*** Stored data
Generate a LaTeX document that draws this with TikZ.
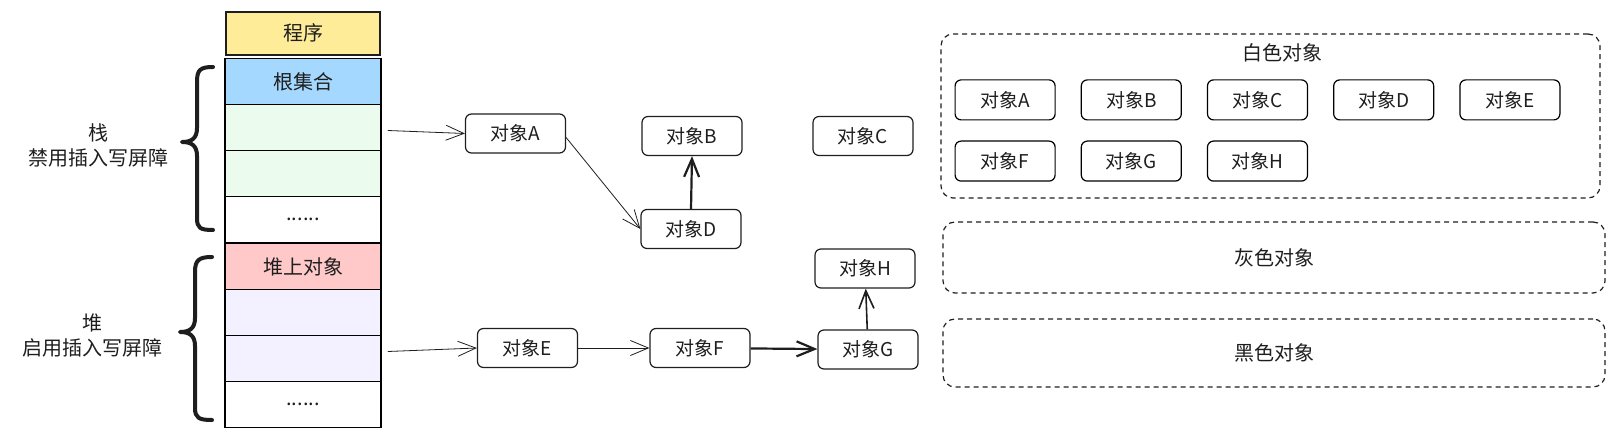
\documentclass[tikz,border=0pt]{standalone}
\usepackage{fontspec}
\setmainfont{Noto Sans CJK SC}
\usepackage{tikz}
\usetikzlibrary{positioning}
\usetikzlibrary{matrix}
\usetikzlibrary{arrows.meta}
\definecolor{ink}{HTML}{1E1E1E}
\definecolor{progyellow}{HTML}{FFEC99}
\definecolor{rootblue}{HTML}{A5D8FF}
\definecolor{stackgreen}{HTML}{EBFBEE}
\definecolor{heapred}{HTML}{FFC9C9}
\definecolor{heapviolet}{HTML}{F3F0FF}

\begin{document}
\begin{tikzpicture}[x=1pt,y=1pt,color=ink,
bigfont/.style={font=\fontsize{20}{25}\selectfont},
objfont/.style={font=\fontsize{19}{22}\selectfont},
stackcol/.style={matrix of nodes,inner sep=0pt,nodes={draw,line width=1.5pt,minimum width=156pt,minimum height=46pt,inner sep=0pt,bigfont},row sep=-1.5pt,nodes in empty cells},
obj/.style={draw,rounded corners=6pt,line width=1.2pt,minimum width=100pt,minimum height=39pt,inner sep=0pt,objfont},
whiteset/.style={matrix of nodes,inner sep=0pt,column sep=25pt,row sep=20pt,nodes={obj,minimum height=40pt}},
setbox/.style={draw,dash pattern=on 5pt off 4pt,rounded corners=12pt,line width=1.2pt,inner sep=0pt,bigfont},
link/.style={-{Straight Barb[length=18pt,width=15pt]},line width=0.8pt},
midlink/.style={-{Straight Barb[length=18pt,width=15pt]},line width=1.6pt},
boldlink/.style={-{Straight Barb[length=18pt,width=15pt]},line width=2.2pt},
curly/.style={line width=4pt,line cap=round,line join=round}]
\useasboundingbox (0,0) rectangle (1624,-430);

% stack and heap
\matrix[stackcol,row 1/.style={nodes={fill=rootblue}},row 2/.style={nodes={fill=stackgreen}},row 3/.style={nodes={fill=stackgreen}}] (stack) at (303,-150.5) {
根集合\\
\\
\\
......\\};
\node[draw,fill=progyellow,line width=1.5pt,minimum width=154pt,minimum height=43pt,inner sep=0pt,bigfont,above=2pt of stack] (prog) {程序};
\matrix[stackcol,row 1/.style={nodes={fill=heapred}},row 2/.style={nodes={fill=heapviolet}},row 3/.style={nodes={fill=heapviolet}}] (heap) at (303,-335.5) {
堆上对象\\
\\
\\
......\\};

% braces
\draw[curly] (213,-67) .. controls (200,-67) and (197,-70) .. (197,-82) -- (197,-128) .. controls (197,-138) and (192,-142) .. (182,-142) .. controls (192,-142) and (197,-146) .. (197,-156) -- (197,-218) .. controls (197,-228) and (200,-230) .. (213,-230);
\draw[curly] (212,-257) .. controls (199,-257) and (195,-260) .. (195,-272) -- (195,-318) .. controls (195,-328) and (190,-332) .. (180,-332) .. controls (190,-332) and (195,-336) .. (195,-346) -- (195,-408) .. controls (195,-418) and (199,-420) .. (212,-420);
\node[bigfont,align=center] (stacklabel) at (98,-145.5) {栈\\禁用插入写屏障};
\node[bigfont,align=center] (heaplabel) at (92,-335.5) {堆\\启用插入写屏障};

% objects
\node[obj] (objA) at (515.5,-133.5) {对象A};
\node[obj] (objB) at (692,-136) {对象B};
\node[obj] (objC) at (863,-136) {对象C};
\node[obj] (objD) at (691,-229) {对象D};
\node[obj] (objH) at (865,-268.5) {对象H};
\node[obj] (objE) at (527.5,-348) {对象E};
\node[obj] (objF) at (700,-348) {对象F};
\node[obj] (objG) at (868,-349.5) {对象G};

\draw[link] ([xshift=6pt,yshift=-3pt]stack-2-1.east) -- (objA.west);
\draw[link] ([yshift=-4pt]objA.east) -- (objD.west);
\draw[boldlink] (objD.north) -- (objB.south);
\draw[link] ([xshift=6pt,yshift=7pt]heap-3-1.east) -- (objE.west);
\draw[link] (objE) -- (objF);
\draw[boldlink] (objF) -- (objG);
\draw[midlink] (objG) -- (objH);

% colour sets
\node[setbox,minimum width=659pt,minimum height=164pt] (whitebox) at (1270.5,-116) {};
\node[bigfont] (whitelabel) at (1282.5,-53) {白色对象};
\matrix[whiteset] (white) at (1257.5,-130.5) {
对象A & 对象B & 对象C & 对象D & 对象E\\
对象F & 对象G & 对象H\\};
\node[setbox,minimum width=662pt,minimum height=71pt] (graybox) at (1274,-257.5) {灰色对象};
\node[setbox,minimum width=662pt,minimum height=68pt] (blackbox) at (1274,-353) {黑色对象};
\end{tikzpicture}
\end{document}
******
Exercise directions =
Restate the whole listing above exactly, except for its images.

Correct result =
Generate a LaTeX document that draws this with TikZ.
\documentclass[tikz,border=0pt]{standalone}
\usepackage{fontspec}
\setmainfont{Noto Sans CJK SC}
\usepackage{tikz}
\usetikzlibrary{positioning}
\usetikzlibrary{matrix}
\usetikzlibrary{arrows.meta}
\definecolor{ink}{HTML}{1E1E1E}
\definecolor{progyellow}{HTML}{FFEC99}
\definecolor{rootblue}{HTML}{A5D8FF}
\definecolor{stackgreen}{HTML}{EBFBEE}
\definecolor{heapred}{HTML}{FFC9C9}
\definecolor{heapviolet}{HTML}{F3F0FF}

\begin{document}
\begin{tikzpicture}[x=1pt,y=1pt,color=ink,
bigfont/.style={font=\fontsize{20}{25}\selectfont},
objfont/.style={font=\fontsize{19}{22}\selectfont},
stackcol/.style={matrix of nodes,inner sep=0pt,nodes={draw,line width=1.5pt,minimum width=156pt,minimum height=46pt,inner sep=0pt,bigfont},row sep=-1.5pt,nodes in empty cells},
obj/.style={draw,rounded corners=6pt,line width=1.2pt,minimum width=100pt,minimum height=39pt,inner sep=0pt,objfont},
whiteset/.style={matrix of nodes,inner sep=0pt,column sep=25pt,row sep=20pt,nodes={obj,minimum height=40pt}},
setbox/.style={draw,dash pattern=on 5pt off 4pt,rounded corners=12pt,line width=1.2pt,inner sep=0pt,bigfont},
link/.style={-{Straight Barb[length=18pt,width=15pt]},line width=0.8pt},
midlink/.style={-{Straight Barb[length=18pt,width=15pt]},line width=1.6pt},
boldlink/.style={-{Straight Barb[length=18pt,width=15pt]},line width=2.2pt},
curly/.style={line width=4pt,line cap=round,line join=round}]
\useasboundingbox (0,0) rectangle (1624,-430);

% stack and heap
\matrix[stackcol,row 1/.style={nodes={fill=rootblue}},row 2/.style={nodes={fill=stackgreen}},row 3/.style={nodes={fill=stackgreen}}] (stack) at (303,-150.5) {
根集合\\
\\
\\
......\\};
\node[draw,fill=progyellow,line width=1.5pt,minimum width=154pt,minimum height=43pt,inner sep=0pt,bigfont,above=2pt of stack] (prog) {程序};
\matrix[stackcol,row 1/.style={nodes={fill=heapred}},row 2/.style={nodes={fill=heapviolet}},row 3/.style={nodes={fill=heapviolet}}] (heap) at (303,-335.5) {
堆上对象\\
\\
\\
......\\};

% braces
\draw[curly] (213,-67) .. controls (200,-67) and (197,-70) .. (197,-82) -- (197,-128) .. controls (197,-138) and (192,-142) .. (182,-142) .. controls (192,-142) and (197,-146) .. (197,-156) -- (197,-218) .. controls (197,-228) and (200,-230) .. (213,-230);
\draw[curly] (212,-257) .. controls (199,-257) and (195,-260) .. (195,-272) -- (195,-318) .. controls (195,-328) and (190,-332) .. (180,-332) .. controls (190,-332) and (195,-336) .. (195,-346) -- (195,-408) .. controls (195,-418) and (199,-420) .. (212,-420);
\node[bigfont,align=center] (stacklabel) at (98,-145.5) {栈\\禁用插入写屏障};
\node[bigfont,align=center] (heaplabel) at (92,-335.5) {堆\\启用插入写屏障};

% objects
\node[obj] (objA) at (515.5,-133.5) {对象A};
\node[obj] (objB) at (692,-136) {对象B};
\node[obj] (objC) at (863,-136) {对象C};
\node[obj] (objD) at (691,-229) {对象D};
\node[obj] (objH) at (865,-268.5) {对象H};
\node[obj] (objE) at (527.5,-348) {对象E};
\node[obj] (objF) at (700,-348) {对象F};
\node[obj] (objG) at (868,-349.5) {对象G};

\draw[link] ([xshift=6pt,yshift=-3pt]stack-2-1.east) -- (objA.west);
\draw[link] ([yshift=-4pt]objA.east) -- (objD.west);
\draw[boldlink] (objD.north) -- (objB.south);
\draw[link] ([xshift=6pt,yshift=7pt]heap-3-1.east) -- (objE.west);
\draw[link] (objE) -- (objF);
\draw[boldlink] (objF) -- (objG);
\draw[midlink] (objG) -- (objH);

% colour sets
\node[setbox,minimum width=659pt,minimum height=164pt] (whitebox) at (1270.5,-116) {};
\node[bigfont] (whitelabel) at (1282.5,-53) {白色对象};
\matrix[whiteset] (white) at (1257.5,-130.5) {
对象A & 对象B & 对象C & 对象D & 对象E\\
对象F & 对象G & 对象H\\};
\node[setbox,minimum width=662pt,minimum height=71pt] (graybox) at (1274,-257.5) {灰色对象};
\node[setbox,minimum width=662pt,minimum height=68pt] (blackbox) at (1274,-353) {黑色对象};
\end{tikzpicture}
\end{document}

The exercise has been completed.